Growth in high-income countries will shrink 0.1 percent next year, compared with a 1.4 percent increase in 2008, the bank said in new forecasts released today. Global trade may decline next year for the first time since 1982, Zoellick said.
Private Markets
Middle-income countries such as China, India and Brazil grew less dependent on World Bank loans in recent years because of ready access to international capital markets. As private sources of financing dry up, many governments may come back to the lender to help pay for infrastructure projects, health care and education programs.
On a conference call, Zoellick said the bank has already received loan inquires from countries in Asia and Latin America.
The World Bank's main lending arm, the International Bank for Reconstruction and Development, uses its triple-A credit rating to borrow money in capital markets and pass on lower interest rates to poor nations.
The World Bank today said it plans to set up a recapitalization fund to help distressed banks in poor countries, the statement said. The International Finance Corp., the bank's private-sector lending arm, plans to invest $1 billion over three years and raise at least $2 billion from other investors, it said.
The World Bank said the IFC will double a trade financing program to $3 billion.
Global Poverty
The lender estimates that a 1 percent decline in developing country growth pushes an additional 20 million people into poverty. So far the surge in food and fuel prices in recent years has driven 100 million people into poverty, according to the World Bank.

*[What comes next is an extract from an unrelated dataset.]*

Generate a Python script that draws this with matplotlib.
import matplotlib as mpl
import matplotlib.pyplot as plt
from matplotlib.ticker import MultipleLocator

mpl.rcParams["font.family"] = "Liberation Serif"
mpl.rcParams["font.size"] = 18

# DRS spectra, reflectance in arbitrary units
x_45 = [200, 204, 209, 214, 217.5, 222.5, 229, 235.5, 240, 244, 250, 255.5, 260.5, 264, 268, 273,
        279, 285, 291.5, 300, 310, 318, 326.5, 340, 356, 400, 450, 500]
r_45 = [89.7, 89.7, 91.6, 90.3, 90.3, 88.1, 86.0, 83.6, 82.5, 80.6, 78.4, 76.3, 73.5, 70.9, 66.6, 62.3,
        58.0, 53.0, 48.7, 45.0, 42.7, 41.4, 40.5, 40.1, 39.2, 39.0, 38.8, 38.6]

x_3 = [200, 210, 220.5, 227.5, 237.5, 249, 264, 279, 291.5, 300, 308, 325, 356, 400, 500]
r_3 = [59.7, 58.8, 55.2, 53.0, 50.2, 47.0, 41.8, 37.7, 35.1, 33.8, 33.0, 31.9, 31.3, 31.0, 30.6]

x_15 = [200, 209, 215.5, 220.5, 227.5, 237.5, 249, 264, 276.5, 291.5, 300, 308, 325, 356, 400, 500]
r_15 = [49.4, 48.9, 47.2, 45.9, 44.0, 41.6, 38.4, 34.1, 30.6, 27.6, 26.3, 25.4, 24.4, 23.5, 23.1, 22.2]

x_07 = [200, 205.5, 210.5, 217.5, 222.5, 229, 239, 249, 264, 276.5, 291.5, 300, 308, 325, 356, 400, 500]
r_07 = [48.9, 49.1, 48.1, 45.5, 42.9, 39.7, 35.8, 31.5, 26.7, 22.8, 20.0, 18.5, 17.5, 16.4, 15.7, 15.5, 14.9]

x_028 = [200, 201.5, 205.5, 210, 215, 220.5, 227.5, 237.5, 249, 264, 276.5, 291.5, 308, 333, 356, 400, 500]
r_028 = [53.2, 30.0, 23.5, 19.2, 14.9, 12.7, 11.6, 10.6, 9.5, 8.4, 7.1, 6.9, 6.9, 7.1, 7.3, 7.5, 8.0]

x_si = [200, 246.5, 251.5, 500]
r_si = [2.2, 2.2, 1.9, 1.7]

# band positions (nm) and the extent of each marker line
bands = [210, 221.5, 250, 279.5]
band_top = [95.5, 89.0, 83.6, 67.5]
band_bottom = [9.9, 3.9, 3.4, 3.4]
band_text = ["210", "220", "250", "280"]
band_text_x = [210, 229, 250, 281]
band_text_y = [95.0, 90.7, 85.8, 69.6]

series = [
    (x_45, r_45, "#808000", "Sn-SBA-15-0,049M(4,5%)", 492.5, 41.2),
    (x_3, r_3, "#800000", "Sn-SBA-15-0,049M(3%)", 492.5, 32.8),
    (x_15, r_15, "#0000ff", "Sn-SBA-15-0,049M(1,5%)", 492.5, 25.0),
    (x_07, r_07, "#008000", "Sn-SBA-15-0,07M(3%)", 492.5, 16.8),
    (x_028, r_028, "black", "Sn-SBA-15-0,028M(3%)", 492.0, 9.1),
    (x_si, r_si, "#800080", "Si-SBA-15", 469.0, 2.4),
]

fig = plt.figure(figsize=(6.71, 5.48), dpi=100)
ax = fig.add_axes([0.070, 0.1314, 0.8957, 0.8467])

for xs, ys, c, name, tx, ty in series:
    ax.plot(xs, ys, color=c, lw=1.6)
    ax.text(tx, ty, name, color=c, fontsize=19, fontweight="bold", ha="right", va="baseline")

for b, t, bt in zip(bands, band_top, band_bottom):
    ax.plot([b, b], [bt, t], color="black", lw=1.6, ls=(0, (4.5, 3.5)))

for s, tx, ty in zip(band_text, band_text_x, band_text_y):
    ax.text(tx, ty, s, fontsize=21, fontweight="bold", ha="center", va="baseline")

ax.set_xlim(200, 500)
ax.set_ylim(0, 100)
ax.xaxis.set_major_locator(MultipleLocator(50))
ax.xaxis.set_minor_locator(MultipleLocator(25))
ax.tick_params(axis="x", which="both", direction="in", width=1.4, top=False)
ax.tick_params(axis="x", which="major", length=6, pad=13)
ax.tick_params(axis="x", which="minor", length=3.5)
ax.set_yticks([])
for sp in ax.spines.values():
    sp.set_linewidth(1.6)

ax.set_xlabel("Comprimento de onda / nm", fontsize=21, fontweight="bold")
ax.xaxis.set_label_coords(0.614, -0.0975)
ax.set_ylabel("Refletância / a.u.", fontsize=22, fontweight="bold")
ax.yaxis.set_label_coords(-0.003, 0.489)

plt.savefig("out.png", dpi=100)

``Many developing countries are moving into a danger zone,'' the bank said in a paper, released today, prepared for the G-20 meeting. ``Some developing countries will be hit much harder than the average.''
The World Bank also has a soft-loan arm, the International Development Association, which is supported by donations every three years from rich nations. IDA, which lends money to the 78 poorest countries, has $42 billion available to finance projects.